A new wrinkle in the 2007 Kalamazoo Animation Festival International’s unique “Cartoon Challenge” competition is that Steve Hansen, “The Picasso of Papier Mache,” has agreed to design, create and sign trophies for the event.
Ten teams from animation schools across the United States were chosen in a competition to come to Kalamazoo, Mich., prior to the May 17-20 festival. They will engage in a “24-4” endeavor to conceive, script, design and produce up to a 30-second animated feature on a public-service topic over four days.
They will be competing for the People’s Choice and Judges’ Scholarship awards, the special trophies for which are being produced by the former-Kalamazoo-based sculptor whose favorite creative medium is papier mache.
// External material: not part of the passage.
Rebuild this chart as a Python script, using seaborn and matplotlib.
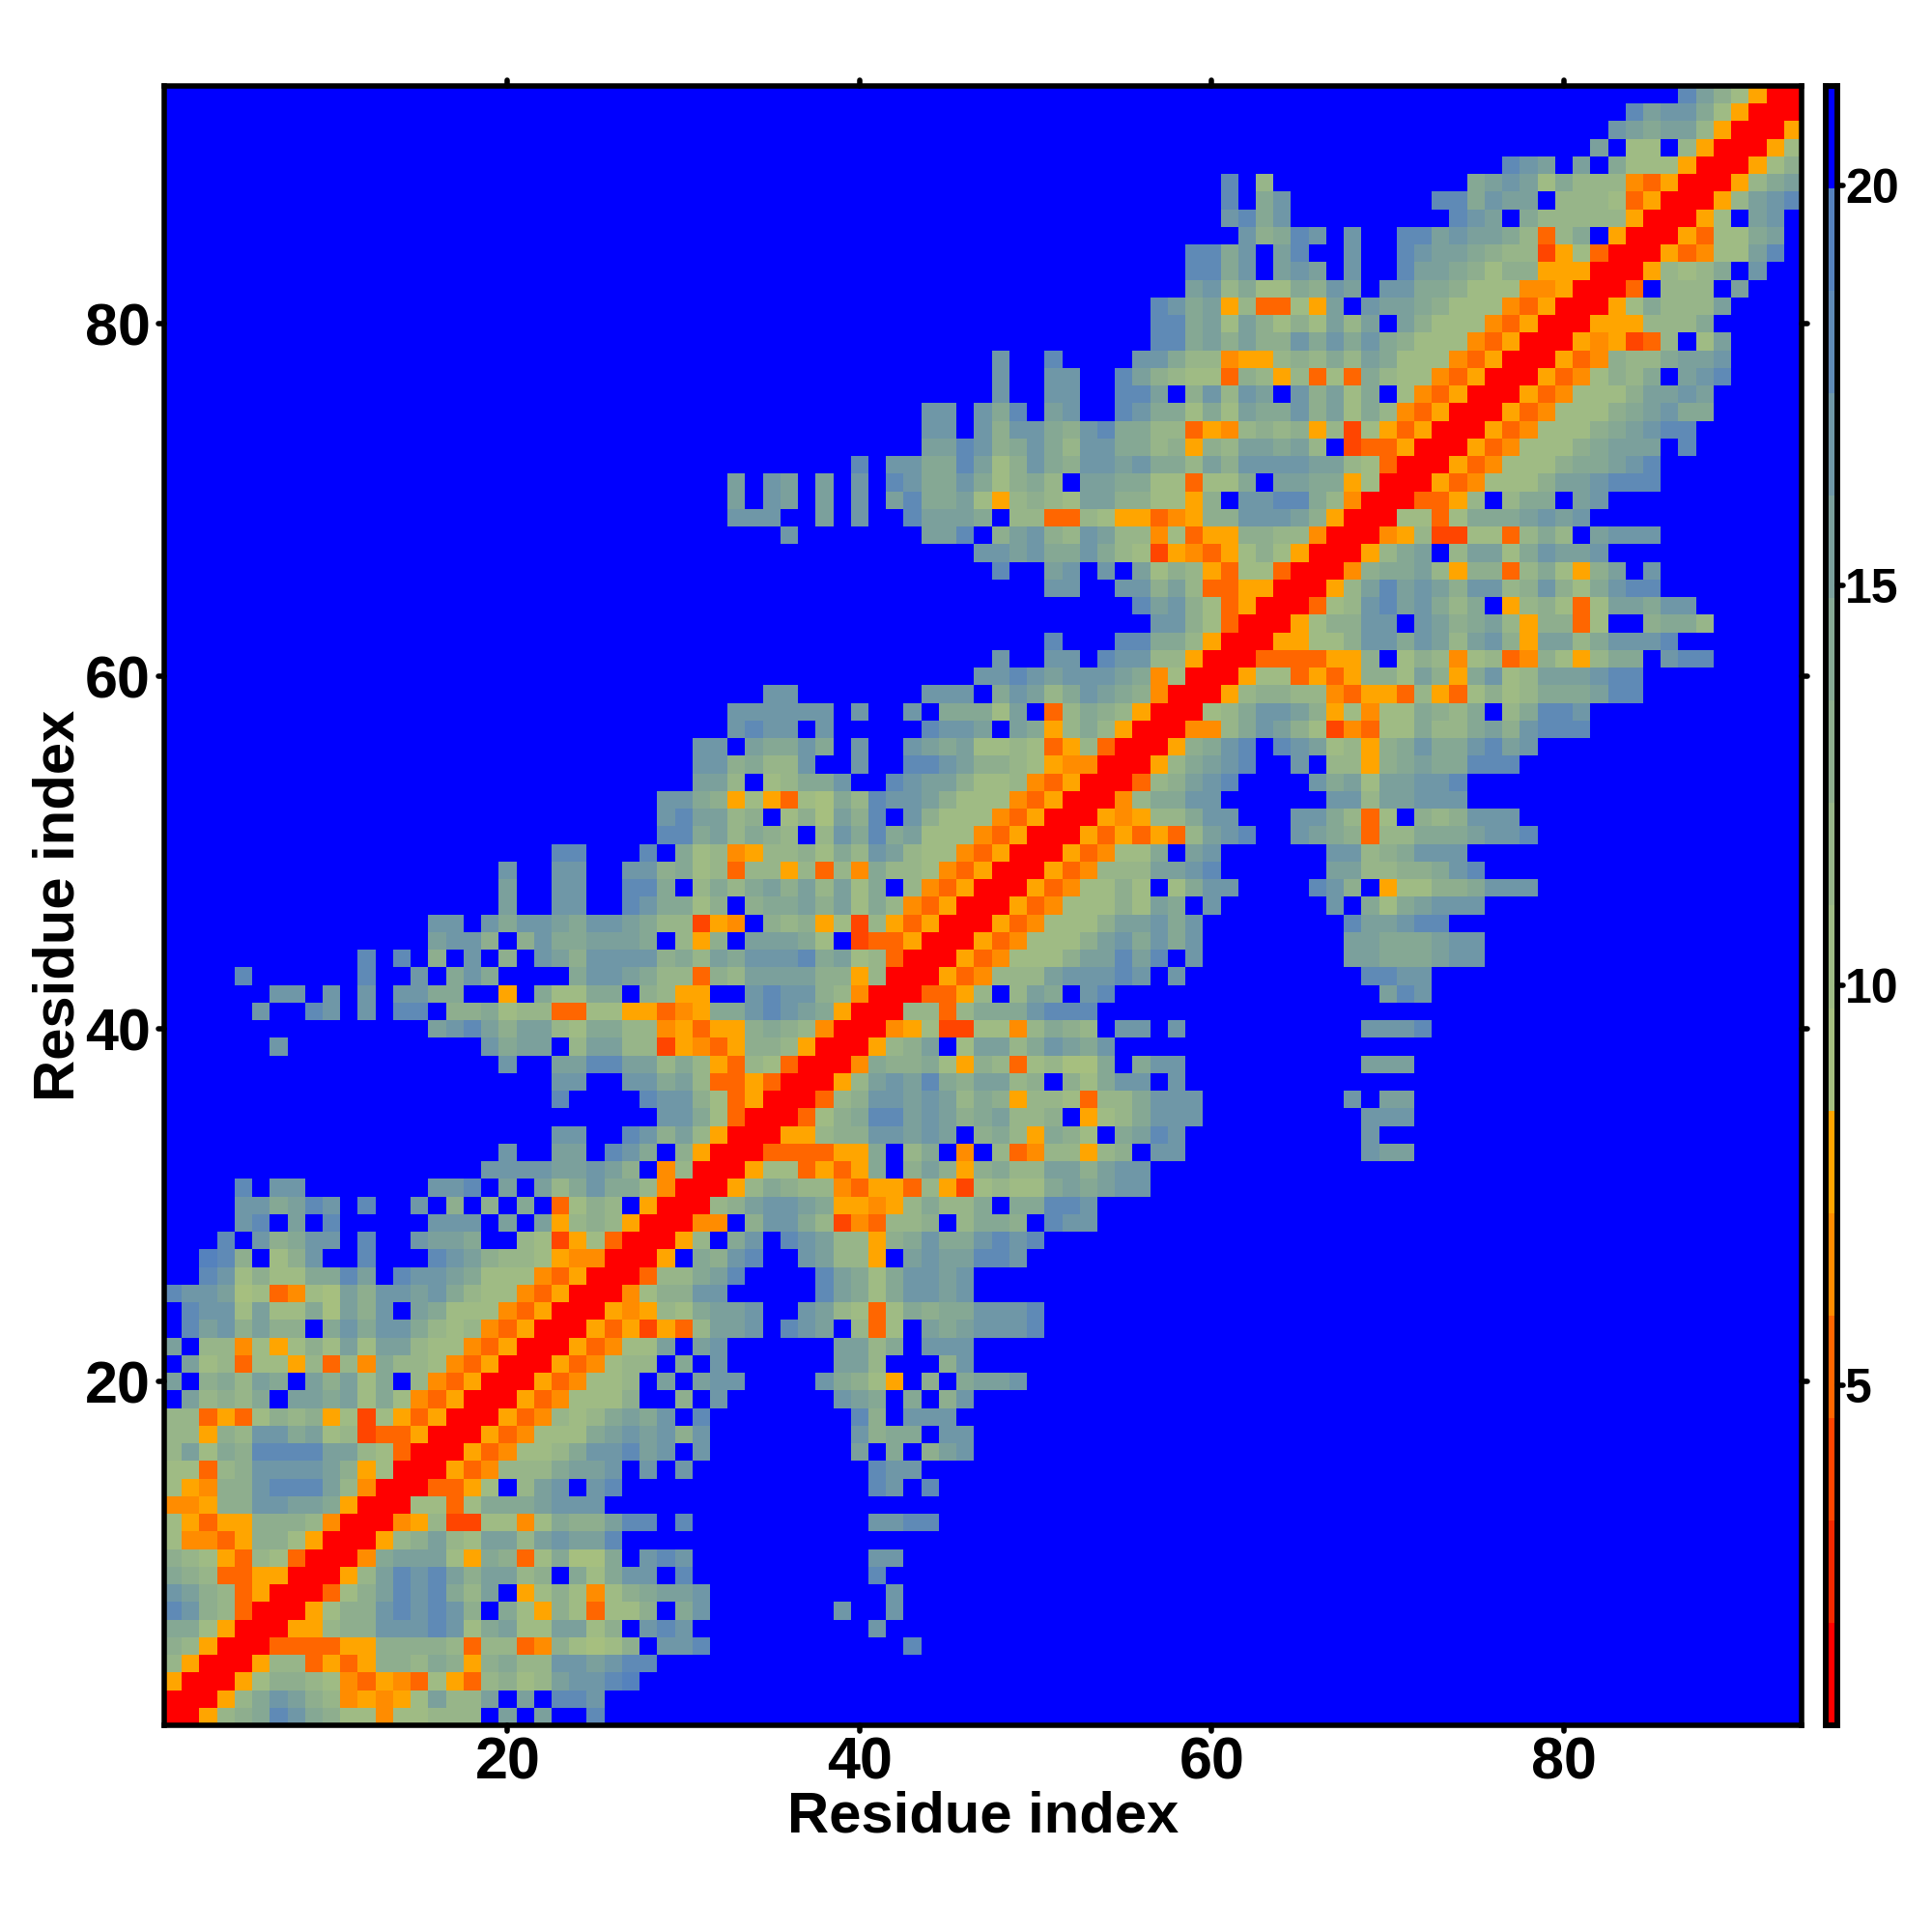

Each of the teams will receive a smaller Hansen sculpture for participation in the Cartoon Challenge.
In addition to being a major ingredient in the Smithsonian Institution’s “Information Age: People, Information and Technology” exhibition, Hansen sculptures are on display in Sri Lanka, Quebec, the U. S. Information Agency, Copenhagen, and at U. S. embassies in Italy and Venezuela.
Corporate collections are housed in the headquarters of Borg-Warner, Capital Records, Hughes Aircraft, Herman Miller, Standard Oil of Indiana, and Mark Twain Banks.
Hansen has also been featured at one-man shows in New York City, San Francisco, New Mexico, Colorado, Philadelphia, Chicago, Saugatuck, and the Kalamazoo Institute of Arts.
Hansen probably cringes a little bit when he sees what is being used as temporary carpeting for canaries and parakeets, or as wrapping paper to take care of the remains of the daily catch from the ol' fishing hole.
Because to Hansen, those old newspapers are the means of his artistic expression. They are his clay, his canvas, his raw film, his molten metal. Yesterday's newspaper is today's medium for him.
Hansen moved from his home state of Washington to Michigan in 1966 when he was still in high school. His father, a farmer and logger who ran into financial problems in the Pacific Northwest, shifted careers and went to work for the Dow Chemical Co. in its public-relations division.
After graduating from Midland High School in 1968, he came to Kalamazoo as a Western Michigan University student where he sampled many majors, including religion, over a three-year period and paid his college costs by selling his papier-mache creations. Those also financed many a trip to southern California, Baja, Spain and Italy when the grind of college became too bothersome.
But the return ticket always seemed to be stamped Kalamazoo in those days, where he found a creative, pleasant environment to try metalsmithing, jewelry making, wood carving, and oil painting.
But it was his papier-mache artistry that allowed him --beginning in 1967 -- to make a living from his art, a skill that began to take shape as a third-grader when he got his hands full of gooey chunks of newspaper. By the age of 13, he had entered one of his figures in his first exhibit. By 17, he was being paid real money to produce them.
In his creative periods, he can craft about 100 a year, some of them made from a whim and some emanating from a waiting list. The size of Hansen's figures range from six inches to nearly life-size.
Hansen, 56, remained in the Kalamazoo area into the early 1990s, operating out of a studio in the old Saniwax building, before relocating in the American Southwest.